Moscow — Soviet-Kuwaiti talks here, seen as opening a Kremlin campaign to counter United States policy in the Mideast and Southwest Asia, have highlighted differences between the two sides.
Arab diplomats report an apparent divergence of views on such issues as the Gulf situation, Afghanistan, and the renewed fighting in Lebanon -- as well as a Kuwaiti reluctance to become a lever in heightened superpower tension in the region.
The visit of Kuwaiti Foreign Minister Sheikh Sabah Al-Ahmad Al-Sabah, which ended April 25, was but the first item in a crowded Soviet diplomatic datebook.
Libyan strong man Col. Muammar Qaddafi was due here April 27.
The chief of staff of the Soviet military is slated to visit India sometime in the next week.
Palestinian leader Yasser Arafat and Jordan's King Hussein are also expected for talks, and diplomats here report signs that Algeria's President may be added to the list.
The planned flurry of Soviet diplomatic activity follows a Mideast tour by US Secretary of State Alexander M. Haig Jr. and a Reagan administration offer of fresh military and economic aid to Pakistan, which borders both India and Afghanistan.
Some Western diplomats are concerned Moscow may supplement recent political initiatives in the Mideast and South Asia by exploring ways of replying in kind to a heightened US military profile in the region.
Arab diplomats here are not so sure. But they say a clearer indication of Soviet intentions -- and prospects for implementing them -- could emerge from the Qaddafi visit and the Soviet military chief's trip to India.
Colonel Qaddafi has bought hundreds of millions of dollars' worth of Soviet military equipment in recent years, paying hard currency that the Soviets cherish, but he has not offered them air or naval facilities in his country.
Meanwhile, the Soviets' main gain from the Kuwaiti minister's visit seems to have come in the sphere of public relations -- the chance to play up talks with a moderate Arab state against the background of Washington's stated desire to trim Soviet influence in the Mideast.
A joint communique issued after the Kuwaiti envoy's departure, delicately worded and stressing areas of accord, said both sides had rejected "the creation of foreign military bases" in the Gulf region.
But Arab diplomats said the Kuwaiti minister had also made it clear he felt the policy of Soviet-backed South Yemen might help push some conservative Gulf states toward closer military ties with Washington.
Arab diplomats said the two sides also differed over Afghanistan, an issue not mentioned in the communique.
The wording of the final statement also made it clear the two states were far from outright allies -- this, diplomats said, presumably at Kuwaiti insistence.
The statement condemned former President Carter's Camp David approach to the Arab-Israeli crisis, but in a relatively restrained fashion, saying the Camp David accords "make it difficult to achieve a just peace."
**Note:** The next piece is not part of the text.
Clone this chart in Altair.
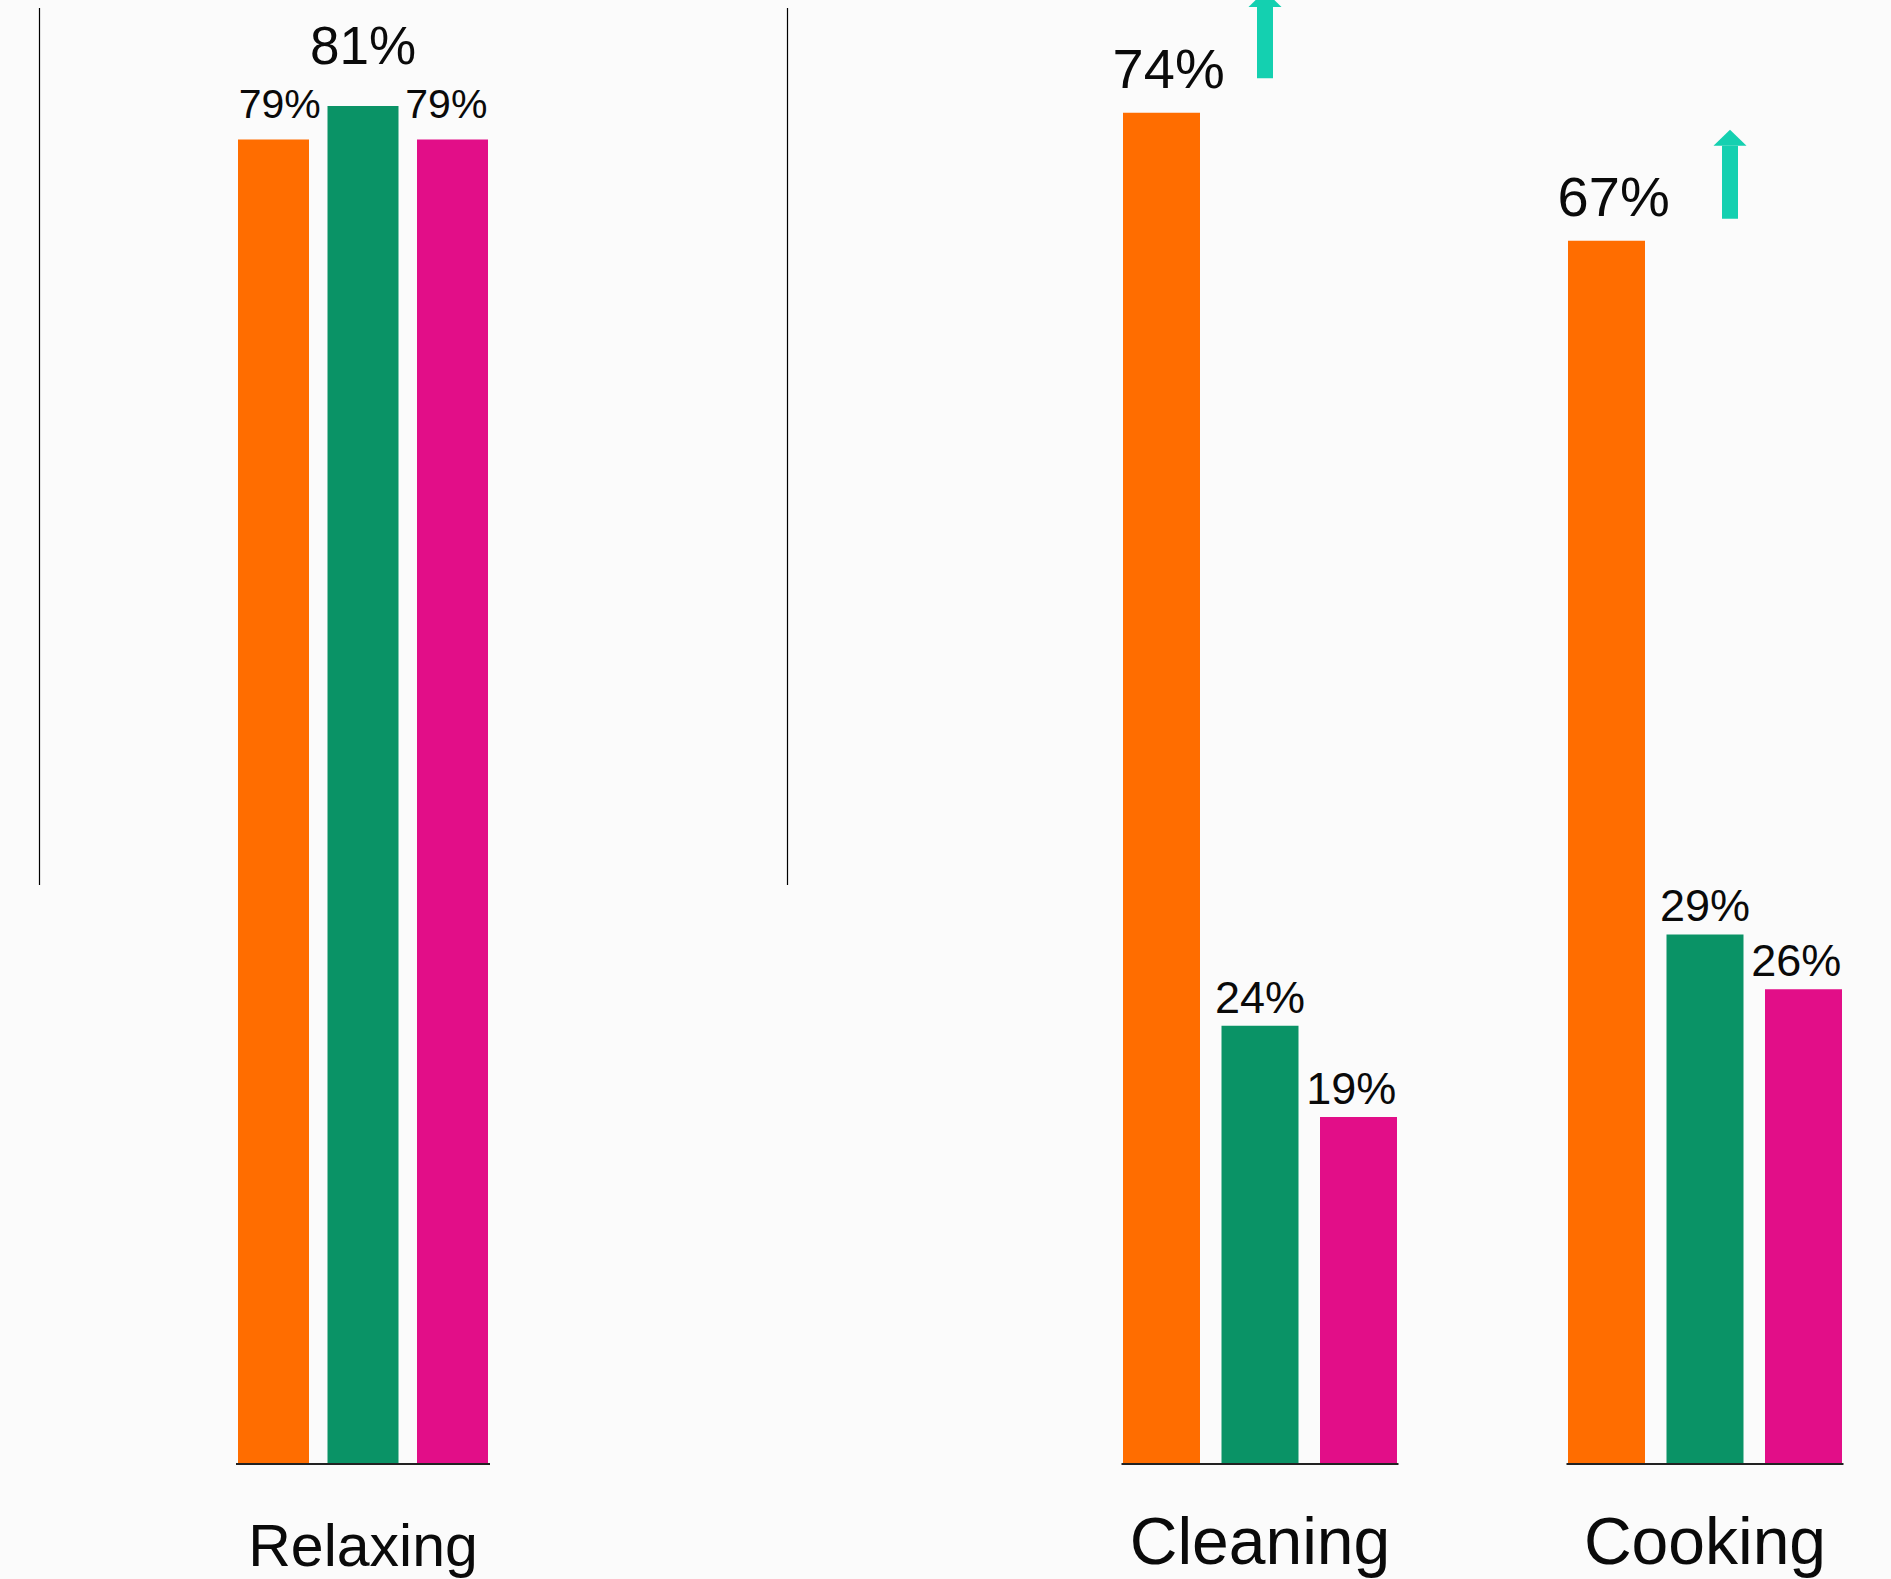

Both sides called for peace in Lebanon. But there was no mention of a recent Kuwaiti offer to host peace talks, an idea to which the Kuwaiti minister is said to have received no clear Soviet reply.
A "proximity" of views -- rather than the "identity" professed after talks with warmer Soviet negotiating partners -- was reported on the overall situation in the Gulf region.
The statement reported accord on the idea of calling an international Mideast peace parley -- "We have no objections," the Kuwaiti minister is said to have told the Soviets. But no explicit mention was made in the communique of a Soviet proposal for such a conference, made in February by President Leonid Brezhnev.
Most diplomats here argue that Soviet hopes for such a conference hinge on US willingness to go along, and one US diplomat commented privately, "We are most definitely not listening."
Getting the Americans' attention is seen as depending less on countries such as Kuwait -- peripheral to the main Arab-Israeli conflict -- than on other scheduled visitors to Moscow, such as Jordan's King Hussein and Palestine Liberation Organization leader Arafat.